Я вовсе не из педантизма так подробно описываю эти кадры. Материал подан таким образом, что каждое движение и каждая деталь становятся заметны и значимы. Крупные планы столь протяженны, а средние и единственный общий столь аскетичны, что поневоле всматриваешься в любые проявления жизни: видишь повороты головы, движения глаз, замечаешь механистичность его жестов и скованность ее, обращаешь внимание на фуражку, которую рефлекторно надевает муж… На это, разумеется, накладывается и сама интрига, данная «с места в карьер», без экспозиции. Зритель, таким образом, оказывается столь же ошарашенным, как и герой Андрей.

Герой — именно ошарашенный, а не страдающий и даже не рефлектирующий. Потому как не чужой ребенок, не измена жены, даже не насмешки и сплетни соседок, а необъяснимая тревога выбила его из колеи. Заведенная жизнь изменилась — этим он и оглушен. Он попытается выяснить, кто отец ребенка, и жена будет что-то долго и путано ему объяснять. Он даже побежит бить любовнику морду, но, остановленный товарищами, сникнет и до конца картины потеряет к сопернику всякий интерес — и к самой жене тоже. Его будут раздражать поздравления соседей, влюбленные на коньках, регистраторша в загсе, эстрадные танцоры, он будет шататься по окраинам Ленинграда, попытается забыться в пивной и на службе, но все это время Андрей будет зациклен только на себе.
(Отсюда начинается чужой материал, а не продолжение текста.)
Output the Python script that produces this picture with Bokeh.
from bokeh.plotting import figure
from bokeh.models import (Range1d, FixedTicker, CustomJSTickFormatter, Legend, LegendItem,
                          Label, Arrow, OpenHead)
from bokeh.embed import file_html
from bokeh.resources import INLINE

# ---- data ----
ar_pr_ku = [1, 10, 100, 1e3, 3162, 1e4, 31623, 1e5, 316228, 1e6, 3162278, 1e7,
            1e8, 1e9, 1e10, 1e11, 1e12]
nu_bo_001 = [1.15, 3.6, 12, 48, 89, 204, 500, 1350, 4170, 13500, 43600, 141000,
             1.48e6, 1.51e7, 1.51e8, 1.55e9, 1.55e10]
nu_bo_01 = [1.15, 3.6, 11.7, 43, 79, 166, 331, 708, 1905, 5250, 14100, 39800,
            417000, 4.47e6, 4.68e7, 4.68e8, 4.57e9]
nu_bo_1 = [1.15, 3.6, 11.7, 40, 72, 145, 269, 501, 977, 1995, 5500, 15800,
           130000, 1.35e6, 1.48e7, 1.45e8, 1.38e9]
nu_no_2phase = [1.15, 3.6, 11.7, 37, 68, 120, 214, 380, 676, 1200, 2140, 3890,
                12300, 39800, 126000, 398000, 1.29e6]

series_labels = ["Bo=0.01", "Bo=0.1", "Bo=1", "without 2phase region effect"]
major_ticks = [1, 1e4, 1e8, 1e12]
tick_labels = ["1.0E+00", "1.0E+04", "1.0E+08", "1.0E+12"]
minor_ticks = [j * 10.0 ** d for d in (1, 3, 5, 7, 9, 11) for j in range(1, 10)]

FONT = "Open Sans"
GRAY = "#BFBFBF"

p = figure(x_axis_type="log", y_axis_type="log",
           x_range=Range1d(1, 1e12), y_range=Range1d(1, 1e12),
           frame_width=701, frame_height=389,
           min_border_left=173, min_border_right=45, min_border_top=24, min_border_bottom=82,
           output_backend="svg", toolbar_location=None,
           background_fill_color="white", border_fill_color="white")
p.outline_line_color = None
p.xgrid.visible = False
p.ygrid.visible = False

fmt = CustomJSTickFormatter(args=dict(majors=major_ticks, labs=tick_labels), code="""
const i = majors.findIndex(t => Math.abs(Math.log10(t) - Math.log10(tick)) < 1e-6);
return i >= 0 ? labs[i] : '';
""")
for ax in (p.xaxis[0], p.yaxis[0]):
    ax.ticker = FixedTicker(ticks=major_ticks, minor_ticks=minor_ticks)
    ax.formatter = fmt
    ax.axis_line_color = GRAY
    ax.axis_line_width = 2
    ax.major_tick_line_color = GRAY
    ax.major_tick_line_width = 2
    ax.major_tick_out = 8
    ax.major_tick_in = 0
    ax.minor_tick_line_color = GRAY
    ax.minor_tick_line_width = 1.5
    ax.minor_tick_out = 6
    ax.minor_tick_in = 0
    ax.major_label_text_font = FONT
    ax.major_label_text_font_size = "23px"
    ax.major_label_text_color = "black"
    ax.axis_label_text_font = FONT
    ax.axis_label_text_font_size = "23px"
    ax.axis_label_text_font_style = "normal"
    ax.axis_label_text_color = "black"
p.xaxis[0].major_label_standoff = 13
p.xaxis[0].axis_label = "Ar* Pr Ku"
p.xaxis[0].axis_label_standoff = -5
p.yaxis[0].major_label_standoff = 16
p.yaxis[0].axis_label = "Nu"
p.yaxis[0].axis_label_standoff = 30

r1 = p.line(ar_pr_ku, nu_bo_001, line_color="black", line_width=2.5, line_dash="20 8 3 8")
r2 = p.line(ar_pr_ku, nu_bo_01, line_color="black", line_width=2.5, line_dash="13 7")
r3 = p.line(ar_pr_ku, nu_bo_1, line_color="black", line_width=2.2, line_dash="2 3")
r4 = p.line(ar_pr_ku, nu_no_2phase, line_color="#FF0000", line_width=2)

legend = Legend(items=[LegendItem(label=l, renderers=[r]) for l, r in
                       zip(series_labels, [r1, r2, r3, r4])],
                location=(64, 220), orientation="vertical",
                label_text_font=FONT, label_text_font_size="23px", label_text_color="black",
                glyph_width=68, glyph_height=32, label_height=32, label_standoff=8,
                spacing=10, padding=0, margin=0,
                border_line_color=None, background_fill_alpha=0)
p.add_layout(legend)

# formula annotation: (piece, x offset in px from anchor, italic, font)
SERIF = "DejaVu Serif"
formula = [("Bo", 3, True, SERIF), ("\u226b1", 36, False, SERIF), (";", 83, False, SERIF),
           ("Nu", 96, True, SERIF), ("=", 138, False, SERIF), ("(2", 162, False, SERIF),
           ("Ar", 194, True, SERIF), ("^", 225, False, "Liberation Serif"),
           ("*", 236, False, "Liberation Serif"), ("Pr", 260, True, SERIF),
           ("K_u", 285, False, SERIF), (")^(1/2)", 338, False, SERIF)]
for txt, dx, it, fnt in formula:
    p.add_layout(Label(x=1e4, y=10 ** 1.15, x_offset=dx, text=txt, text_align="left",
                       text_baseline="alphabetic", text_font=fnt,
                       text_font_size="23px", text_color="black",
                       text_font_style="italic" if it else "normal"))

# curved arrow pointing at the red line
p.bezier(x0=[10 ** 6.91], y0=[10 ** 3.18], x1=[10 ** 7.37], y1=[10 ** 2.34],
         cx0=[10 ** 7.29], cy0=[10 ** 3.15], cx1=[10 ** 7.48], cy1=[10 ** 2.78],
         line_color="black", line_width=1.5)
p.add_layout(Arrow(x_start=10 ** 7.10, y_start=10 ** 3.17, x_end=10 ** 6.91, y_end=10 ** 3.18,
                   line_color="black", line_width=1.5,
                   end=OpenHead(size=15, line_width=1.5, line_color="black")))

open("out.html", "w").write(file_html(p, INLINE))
(«Монодраматический» характер фильма подчеркнут выбором актеров.
В роли отца ребенка — выпускник Ленинградского техникума сценических искусств двадцатилетний Петр Березов. Худенький и растерянный, на вид — почти мальчик, он никак не походит на героя любовного треугольника. Да режиссеру и не нужен классический треугольник: «Мой сын» — фильм не о любви. Когда в полукомпромиссном мелодраматическом финале Андрей спасет ребенка из огня, он тем самым признает сына — но не жену. Заключительный титр красноречив: «Сойдутся они или нет — не важно». По сценарию и у мужа имелся роман «на стороне»: это лишний раз подчеркивало, что брак изначально несчастливый, а жена не любима. Червяков даже приступил к съемкам этих эпизодов, причем возлюбленную играла Людмила Семенова — героиня «Третьей Мещанской»).

Казалось бы, такая трактовка сюжета подталкивает к «субъективной камере». Но «Мой сын», напротив, картина более чем объективная. Камера почти статична (всего один план — кстати, чисто «служебный» — снят с движения), неожиданные ракурсы используются редко и за исключением двух-трех случаев вовсе не соответствуют точке зрения персонажа. Нет здесь ни «атмосферного» освещения, ни эффектных декораций.

Критики и мемуаристы писали про чрезвычайно длинные крупные планы у Червякова. Но еще Р.Юренев, изучив монтажные листы, отметил, что крупные планы редко «превышают 1—1,5 метра, то есть очень коротки и всегда находятся в сложных монтажных сочетаниях с окружением»14. Они кажутся длинными, потому что не «информативны». А в таком случае и 1,5 метра — много. Крупные планы у Червякова передержаны — и в этом главный их секрет. В 1960-е годы много писали о длинных планах как более демократичных, предоставляющих зрителю определенную свободу. В «Моем сыне» временная протяженность работает обратным образом: зрителю ничего не остается, кроме как вглядываться в эти «ненужные» кадры, всматриваться в застывшие лица. Прием, быть может, еще в большей степени манипулирующий, чем рубленный «американский монтаж».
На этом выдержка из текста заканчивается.